Me enteré de que casi la mitad de los Residentes y de los empleados habían cogido el virus. Me enseñaron lo que es estar asintomático y lo que supone vivir en cuarentena. Aprendí lo que es una PCR. Me di cuenta del sufrimiento, sostenido en la confianza que nos tienen, con el que familiares (desde sus casas) vivían cada día.

Os confieso que hasta pasados unos días, cuando las cosas se fueron calmando, no me di cuenta de que el matador virus, había entrado en la casa, como la más grande de las visitas. Todavía siento un escalofrió cuando recuerdo que fui consciente de que yo mismo lo había llevado hasta la primera planta. Y ni me había enterado. ¿Cuándo habría sido? ¿Quién? …Y qué más da. Ahora ya estaba aquí.

Y con nosotros pasó aquella última quincena del mes de agosto. Difícilmente la vamos a olvidar. Vino, se hizo hueco entre todas las medidas de seguridad, entró y aunque alguno lo paso peor que otro, no causo males mayores, y se fue.

Pero su presencia no fue en balde. Es verdad que con el tiempo fueron desapareciendo la fiebre, el cansancio y la sensación de no respirar bien. Es verdad que se fueron recuperando el olfato y las fuerzas. Pero había cosas que habían cambiado. Cosas, que yo lo notaba, ya nunca, iban a ser iguales.

 

En estos meses hemos tenido que desaprender muchas cosas, y darnos cuenta que somos más grandes, mucho más grandes que los problemas.

Desaprender que somos fuertes e intocables. Recordarnos que mañana, con el nuevo amanecer, todo se puede resetear y volver de otro color diferente al que me yo esperaba.

Desaprender a mirar solamente “lo mío”. Pedir permiso y saber escribir, también, la historia de otros. Escribirla a base de servicio, de entrega. Y después, aprender a leerla, juntos. Aprender a dejarme salpicar por ella. Aprender a disfrutarla.

Desaprender la queja fácil. Esa que aprendí desde crio y que hace que no disfrute de lo pequeño y sencillo. Descorrer la cortina y ver la luz (que siempre puede más que la oscuridad) el regalo de un nuevo día, la oportunidad de crecer y de ser feliz.

Desaprender que el dolor y el sufrimiento no son amigos de la felicidad.
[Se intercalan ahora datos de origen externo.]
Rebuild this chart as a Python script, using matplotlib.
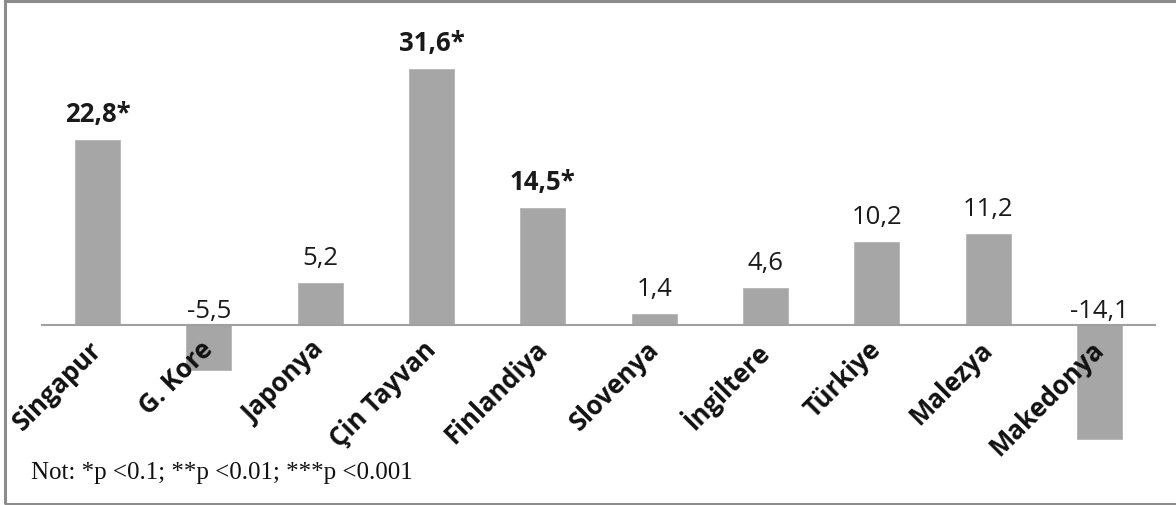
import matplotlib.pyplot as plt
from matplotlib.patches import Rectangle

countries = ["Singapur", "G. Kore", "Japonya", "Çin Tayvan", "Finlandiya",
             "Slovenya", "İngiltere", "Türkiye", "Malezya", "Makedonya"]
values = [22.8, -5.5, 5.2, 31.6, 14.5, 1.4, 4.6, 10.2, 11.2, -14.1]
significant = [True, False, False, True, True, False, False, False, False, False]

bar_color = "#a6a6a6"
label_font = "Open Sans"

fig = plt.figure(figsize=(11.76, 5.06), dpi=100)
ax = fig.add_axes([42 / 1176, 18 / 506, 1113 / 1176, 469.8 / 506])

x = list(range(len(countries)))
ax.bar(x, values, width=0.405, color=bar_color, edgecolor="#b5b5b5", linewidth=0.6, zorder=1)

ax.set_xlim(-0.5, len(countries) - 0.5)
ax.set_ylim(-20, 38)

for side in ["left", "right", "top"]:
    ax.spines[side].set_visible(False)
ax.spines["bottom"].set_position(("data", 0))
ax.spines["bottom"].set_color("#a0a0a0")
ax.spines["bottom"].set_linewidth(1.5)
ax.set_xticks([])
ax.set_yticks([])

# value labels: bold with star when significant
for i, v in enumerate(values):
    txt = f"{v:.1f}".replace(".", ",")
    if significant[i]:
        txt += "*"
    if v >= 0:
        y, dy = v, 19
    else:
        y, dy = 0, 8
    ax.annotate(txt, xy=(i, y), xytext=(0, dy), textcoords="offset pixels",
                ha="center", va="baseline", fontsize=18.5, family=label_font,
                fontweight="bold" if significant[i] else "normal", color="#1a1a1a")

# rotated country names under the zero line
for i, name in enumerate(countries):
    ax.annotate(name, xy=(i, 0), xytext=(10, -10), textcoords="offset pixels",
                rotation=45, ha="right", va="top", fontsize=18.5, family=label_font,
                fontweight="bold", color="#111111", zorder=3)

fig.text(31 / 1176, 1 - 479 / 506, "Not: *p <0.1; **p <0.01; ***p <0.001",
         family="Liberation Serif", fontsize=18, ha="left", va="baseline", color="#111111")

# frame around the whole chart
fig.patches.append(Rectangle((5 / 1176, 1.5 / 506), 1.2, 1 - 3 / 506,
                             transform=fig.transFigure, fill=False,
                             edgecolor="#8c8c8c", linewidth=2.2))

fig.savefig("out.png", dpi=100)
Que en la mayor de las desgracias uno puede encontrar el sentido, integrarlo en la vida y seguir, sin que nada sea igual, seguir.

Desaprender, por si quedaba alguna duda, que la Residencia no es un hospital. Que esta es la casa de muchos nombres e historias de vidas concretas. Recoger el encargo de cuidarlos, con el mimo que se cuida un valioso tesoro. Cuidarlos en su fragilidad y riqueza.

Desaprender a saber que todo lo sé. Mirar hacia arriba y buscar la complicidad de un Dios que nos hizo nacer y que nos quiere infinito y acompaña siempre. Y mucho más, en la fragilidad y debilidad.

 

Amigos. El que os lo cuenta, el 123. El “principal”, sabe que como mi vida…todo sube y baja. Todo baja y sube. Y que volveremos, aparentemente, a estar como antes. Pero os aseguro que solamente va a ser en apariencia…porque todo esto ha conseguido que hasta mis paredes hablen y os lo cuente.